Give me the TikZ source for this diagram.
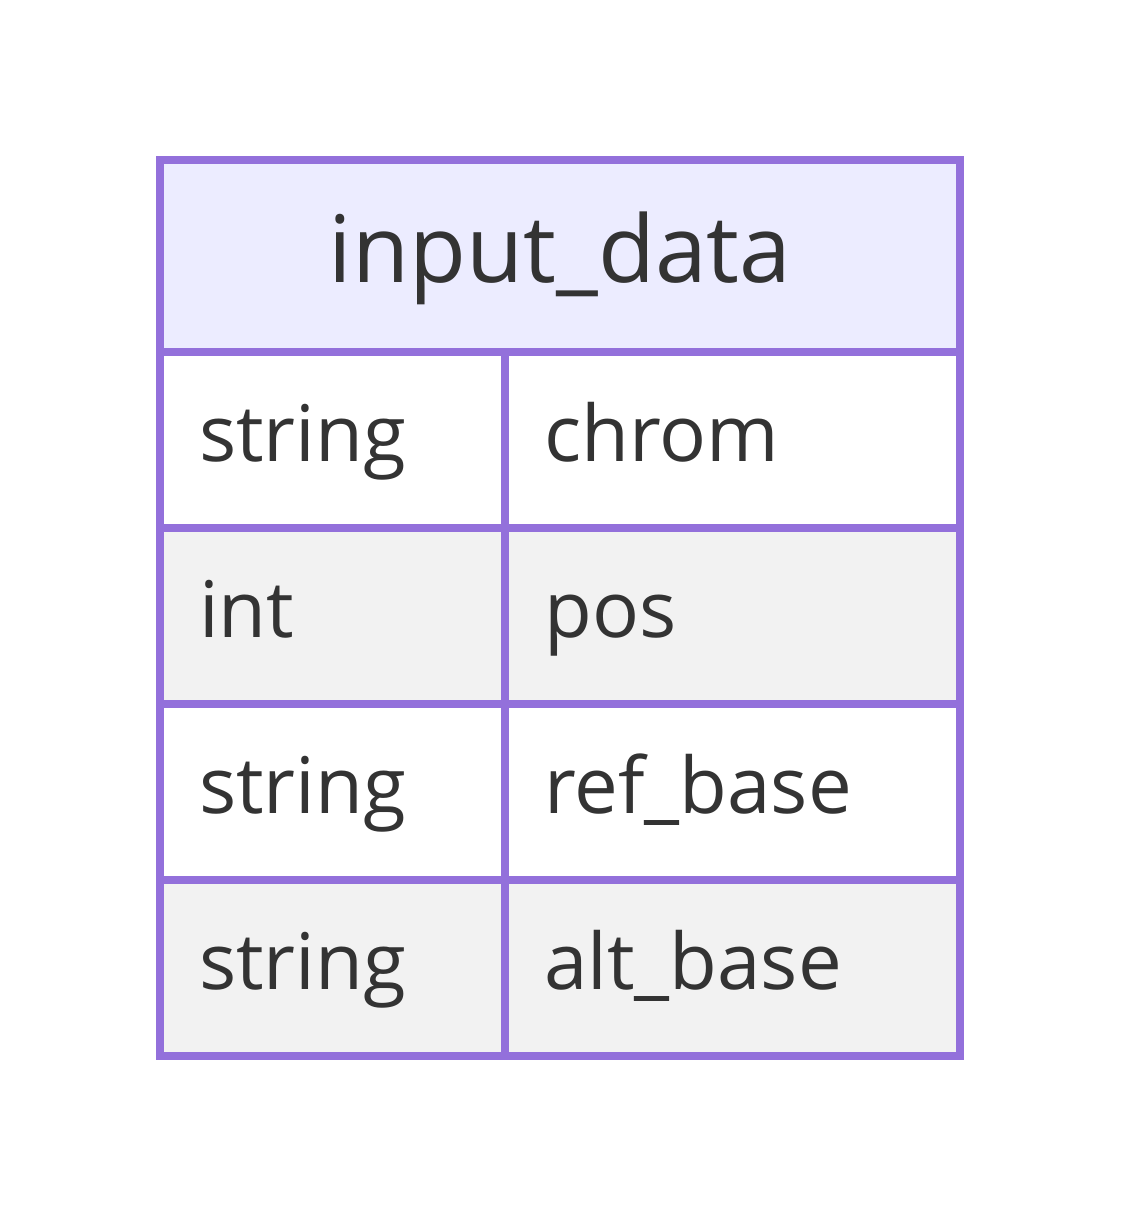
\documentclass[tikz,border=0pt]{standalone}
\usepackage{fontspec}
\setmainfont{Open Sans}
\definecolor{bordc}{HTML}{9370DB}
\definecolor{headc}{HTML}{ECECFF}
\definecolor{altc}{HTML}{F2F2F2}
\definecolor{txtc}{HTML}{333333}
\tikzset{
  grid line/.style={draw=bordc, line width=8pt},
  cell text/.style={anchor=base west, inner sep=0pt, text=txtc, font=\fontsize{78}{94}\selectfont},
  head text/.style={anchor=base, inner sep=0pt, text=txtc, font=\fontsize{93}{110}\selectfont},
}
\begin{document}
\begin{tikzpicture}[x=1pt,y=-1pt]
\useasboundingbox (0,0) rectangle (1120,1216);
% fills
\fill[headc] (160,160) rectangle (960,352);
\fill[white] (160,352) rectangle (960,528);
\fill[altc] (160,528) rectangle (960,704);
\fill[white] (160,704) rectangle (960,880);
\fill[altc] (160,880) rectangle (960,1056);
% grid
\draw[grid line] (160,352) -- (960,352);
\draw[grid line] (160,528) -- (960,528);
\draw[grid line] (160,704) -- (960,704);
\draw[grid line] (160,880) -- (960,880);
\draw[grid line] (505,352) -- (505,1056);
\draw[grid line] (160,160) rectangle (960,1056);
% texts
\node[head text] (title) at (560,282) {input\_data};
\node[cell text] (t1) at (199,461) {string};
\node[cell text] (n1) at (544,461) {chrom};
\node[cell text] (t2) at (199,637) {int};
\node[cell text] (n2) at (544,637) {pos};
\node[cell text] (t3) at (199,813) {string};
\node[cell text] (n3) at (544,813) {ref\_base};
\node[cell text] (t4) at (199,989) {string};
\node[cell text] (n4) at (544,989) {alt\_base};
\end{tikzpicture}
\end{document}
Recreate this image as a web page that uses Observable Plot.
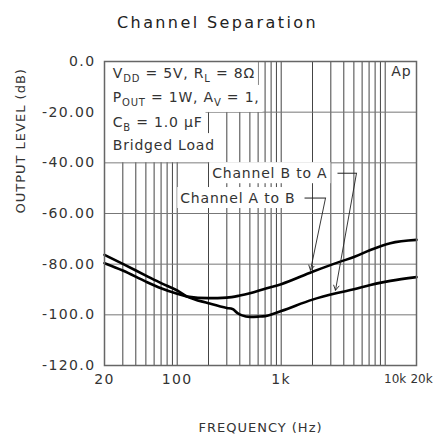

● ● ● ● ●

To do> Keep the pictures out of your copy, and repeat every entry above exactly.

Task solution>
Give me the TikZ source for this diagram.
\documentclass[tikz,border=0pt]{standalone}
\usepackage{fontspec}
\setmainfont{Open Sans}
\definecolor{bordc}{HTML}{9370DB}
\definecolor{headc}{HTML}{ECECFF}
\definecolor{altc}{HTML}{F2F2F2}
\definecolor{txtc}{HTML}{333333}
\tikzset{
  grid line/.style={draw=bordc, line width=8pt},
  cell text/.style={anchor=base west, inner sep=0pt, text=txtc, font=\fontsize{78}{94}\selectfont},
  head text/.style={anchor=base, inner sep=0pt, text=txtc, font=\fontsize{93}{110}\selectfont},
}
\begin{document}
\begin{tikzpicture}[x=1pt,y=-1pt]
\useasboundingbox (0,0) rectangle (1120,1216);
% fills
\fill[headc] (160,160) rectangle (960,352);
\fill[white] (160,352) rectangle (960,528);
\fill[altc] (160,528) rectangle (960,704);
\fill[white] (160,704) rectangle (960,880);
\fill[altc] (160,880) rectangle (960,1056);
% grid
\draw[grid line] (160,352) -- (960,352);
\draw[grid line] (160,528) -- (960,528);
\draw[grid line] (160,704) -- (960,704);
\draw[grid line] (160,880) -- (960,880);
\draw[grid line] (505,352) -- (505,1056);
\draw[grid line] (160,160) rectangle (960,1056);
% texts
\node[head text] (title) at (560,282) {input\_data};
\node[cell text] (t1) at (199,461) {string};
\node[cell text] (n1) at (544,461) {chrom};
\node[cell text] (t2) at (199,637) {int};
\node[cell text] (n2) at (544,637) {pos};
\node[cell text] (t3) at (199,813) {string};
\node[cell text] (n3) at (544,813) {ref\_base};
\node[cell text] (t4) at (199,989) {string};
\node[cell text] (n4) at (544,989) {alt\_base};
\end{tikzpicture}
\end{document}
Recreate this image as a web page that uses Observable Plot.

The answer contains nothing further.